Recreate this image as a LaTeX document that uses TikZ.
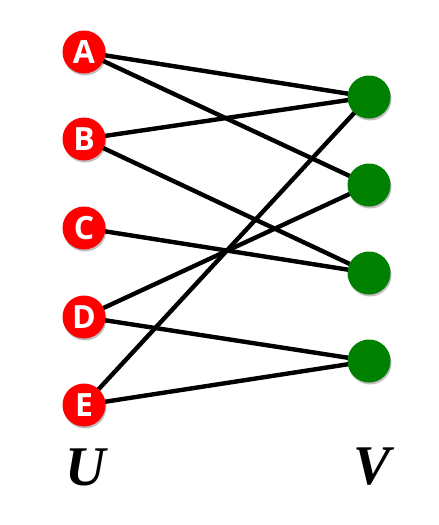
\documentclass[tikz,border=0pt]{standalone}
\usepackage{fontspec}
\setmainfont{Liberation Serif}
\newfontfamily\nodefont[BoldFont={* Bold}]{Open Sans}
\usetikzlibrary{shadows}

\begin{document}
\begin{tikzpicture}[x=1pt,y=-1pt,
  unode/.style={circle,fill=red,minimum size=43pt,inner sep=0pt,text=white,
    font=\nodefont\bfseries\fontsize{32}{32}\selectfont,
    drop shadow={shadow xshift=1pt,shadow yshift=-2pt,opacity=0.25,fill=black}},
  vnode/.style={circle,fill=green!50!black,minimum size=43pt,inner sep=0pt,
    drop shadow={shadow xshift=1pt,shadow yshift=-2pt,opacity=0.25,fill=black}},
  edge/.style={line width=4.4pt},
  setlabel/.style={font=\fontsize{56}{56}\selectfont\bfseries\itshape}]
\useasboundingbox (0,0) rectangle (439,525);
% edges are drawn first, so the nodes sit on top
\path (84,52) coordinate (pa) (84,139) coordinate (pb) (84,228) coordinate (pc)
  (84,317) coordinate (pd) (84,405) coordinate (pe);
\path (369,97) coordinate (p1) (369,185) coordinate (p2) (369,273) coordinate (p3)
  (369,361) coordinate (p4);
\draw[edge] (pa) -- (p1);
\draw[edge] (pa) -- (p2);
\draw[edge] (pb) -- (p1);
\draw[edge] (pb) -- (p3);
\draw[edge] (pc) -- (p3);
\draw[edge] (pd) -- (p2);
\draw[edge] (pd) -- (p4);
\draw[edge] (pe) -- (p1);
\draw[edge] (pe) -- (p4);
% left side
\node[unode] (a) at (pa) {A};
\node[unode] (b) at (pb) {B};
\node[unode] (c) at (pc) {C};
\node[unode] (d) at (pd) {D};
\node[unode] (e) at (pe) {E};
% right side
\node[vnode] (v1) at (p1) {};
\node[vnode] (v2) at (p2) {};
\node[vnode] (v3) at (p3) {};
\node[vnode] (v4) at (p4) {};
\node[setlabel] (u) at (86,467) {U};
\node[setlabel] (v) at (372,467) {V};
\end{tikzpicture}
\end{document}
...
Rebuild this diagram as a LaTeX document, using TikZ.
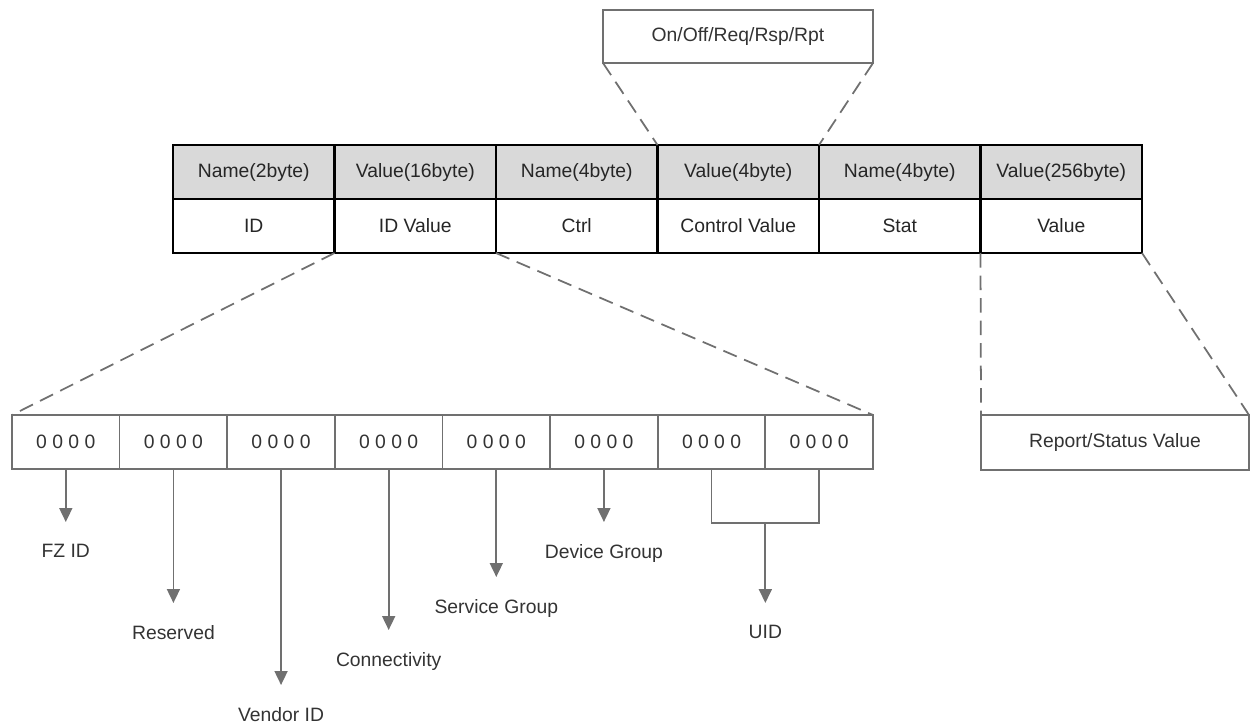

WRITTEN REQUEST —
Pick out each line that holds the string "this".

EXERCISE SOLUTION —
Recreate this image as a LaTeX document that uses TikZ.
Rebuild this diagram as a LaTeX document, using TikZ.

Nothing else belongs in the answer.